Despite decades of research and billions of dollars invested in studying Alzheimer's, many aspects of the disease's development remain mysterious and elusive. Researchers have pursued various leads, from gum diseases to autoimmune disorders. The original, now-controversial hypothesis that amyloid plaques play a key role in the onset of the condition seemed like a promising pathway, yet drugs targeting these plaques have yielded unclear results in clinical trials.
Now, using a mouse model of Alzheimer's, a team from Yale University in the United States may have discovered why protein deposits appear relevant without necessarily being directly responsible. Neurobiologist Bing Yuan at Yale and his colleagues wrote in their paper: "We found that hundreds of axons develop 'swelling' around each amyloid deposit." They found that the swelling is made up of lysosomal accumulations — small compartments resembling garbage bags created by cells to break down waste and contain it until it can be removed. These lysosomes cluster into spherical structures along the axons of brain cells — the long "cable" extending from the cell body, ending in branches that transmit signals.
These swellings are believed to disrupt the ability of brain cells to transmit the electrical signals necessary for forming and consolidating memories. Using calcium and voltage imaging of individual cells, the team was able to demonstrate the extent of signal disruption associated with these spherical swellings. The spherical swellings remain stable for extended periods, making it likely that they continue to hinder neuronal connection.
The size and number of the spherical bodies observed in a small number of human brain samples post-mortem, which Yuan and colleagues were able to analyze, are also linked to levels of cognitive decline. In other words, individuals with more severe Alzheimer's had more of the swollen spherical bodies. The researchers clarify: "Given the similarities in shape, organelles, and biochemical content of the 'spherical bodies' in mice and humans, it is likely these are also stable structures in humans that could disrupt neural circuits for prolonged periods."
Yuan and his team found that a protein called PLD3 is highly expressed in the spherical bodies. Mice genetically engineered to lack the PLD3 gene did not produce the same lysosomal accumulation and exhibited lower levels of swelling in their neurons. The team found that high levels of PLD3 sometimes lead to the swelling of the lysosomes even in healthy mice. However, it was more pronounced in the spherical bodies located near amyloid plaques in mice with Alzheimer’s disease, suggesting that something about the plaques exacerbates the swelling process.

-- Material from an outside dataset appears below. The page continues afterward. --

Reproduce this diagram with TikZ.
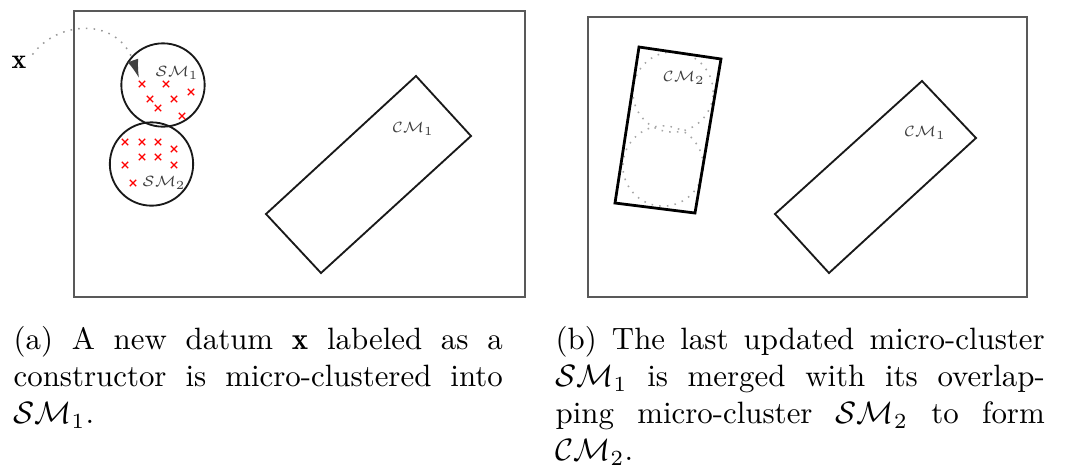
\documentclass[tikz,border=0pt]{standalone}
\usepackage{fontspec}
\usepackage{amsmath}
\usepackage{graphicx}
\usetikzlibrary{arrows.meta}
\newcommand{\lblsz}[1]{\scalebox{0.8}{$#1$}}
\begin{document}
\begin{tikzpicture}[x=0.324pt,y=-0.324pt,
  panelbox/.style={draw=black!65,line width=0.75pt},
  mcirc/.style={circle,draw=black!90,line width=0.6pt,inner sep=0pt,minimum size=27pt},
  ghostcirc/.style={circle,draw=black!35,dotted,line width=0.5pt,inner sep=0pt,minimum size=26pt},
  crect/.style={draw=black!90,line width=0.6pt,line join=miter},
  crecttwo/.style={draw=black,line width=0.9pt,line join=miter},
  smalllbl/.style={inner sep=0pt,text=black!75,font=\fontsize{6}{7}\selectfont},
  captext/.style={inner sep=0pt,anchor=north west,text width=158.5pt,align=justify,font=\fontsize{10}{12}\selectfont},
  xmark/.pic={\draw[red,line width=0.45pt] (-3.2,-3.2)--(3.2,3.2) (-3.2,3.2)--(3.2,-3.2);}
]
\useasboundingbox (0,0) rectangle (1072,475);

% ---------- panel (a) ----------
\draw[panelbox] (74,11) rectangle (525,297);
\node[mcirc] (sm1) at (163,85) {};
\node[mcirc] (sm2) at (151.5,164) {};
\node[smalllbl] (sm1l) at (177,73) {\lblsz{\mathcal{SM}_1}};
\node[smalllbl] (sm2l) at (164,183) {\lblsz{\mathcal{SM}_2}};
\foreach \p in {(142,84),(166,84),(191,92),(150,99),(174,99),(158,108),(182,116),
                (125,142),(142,142),(158,142),(174,149),(142,157),(158,157),(125,165),(174,165),(133,183)}
  \pic at \p {xmark};
\node[inner sep=0pt,font=\fontsize{9}{10}\selectfont] (xl) at (19,62) {$\mathbf{x}$};
\coordinate (xtip) at (139,78);
\draw[draw=black!40,dotted,line width=0.5pt,shorten <=3pt,
      -{Latex[length=6pt,width=3.6pt,color=black!75]}]
  (xl.east) .. controls (58,20) and (118,17) .. (xtip);
\draw[crect] (416,76) -- (471,136) -- (321,273) -- (266,214) -- cycle;
\node[smalllbl] (cm1a) at (413,129) {\lblsz{\mathcal{CM}_1}};

% ---------- panel (b) ----------
\draw[panelbox] (588,17) rectangle (1027,297);
\node[ghostcirc] (g1) at (673,92) {};
\node[ghostcirc] (g2) at (663,166) {};
\draw[crecttwo] (639,47) -- (721,59) -- (695,213) -- (615,203) -- cycle;
\node[smalllbl] (cm2) at (684,78) {\lblsz{\mathcal{CM}_2}};
\draw[crect] (922,81) -- (976,138) -- (829,273) -- (775,214) -- cycle;
\node[smalllbl] (cm1b) at (925,133) {\lblsz{\mathcal{CM}_1}};

% ---------- captions ----------
\node[captext] (capa) at (13,326) {(a) A new datum $\mathbf{x}$ labeled as a\linebreak
 constructor is micro-clustered into\linebreak $\mathcal{SM}_1$.};
\node[captext] (capb) at (555,326) {(b) The last updated micro-cluster\linebreak
 $\mathcal{SM}_1$ is merged with its overlap-\linebreak
 ping micro-cluster $\mathcal{SM}_2$ to form\linebreak $\mathcal{CM}_2$.};
\end{tikzpicture}
\end{document}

These final links require further investigation to confirm. While these findings are a hopeful introduction, they are still early, and researchers have already identified studies indicating some conflicting results in how PLD3 lysosomal changes operate in mice and human HeLa cells. As seen before with Alzheimer's, matters may once again be more complex than they appear. This research was published in the journal Nature.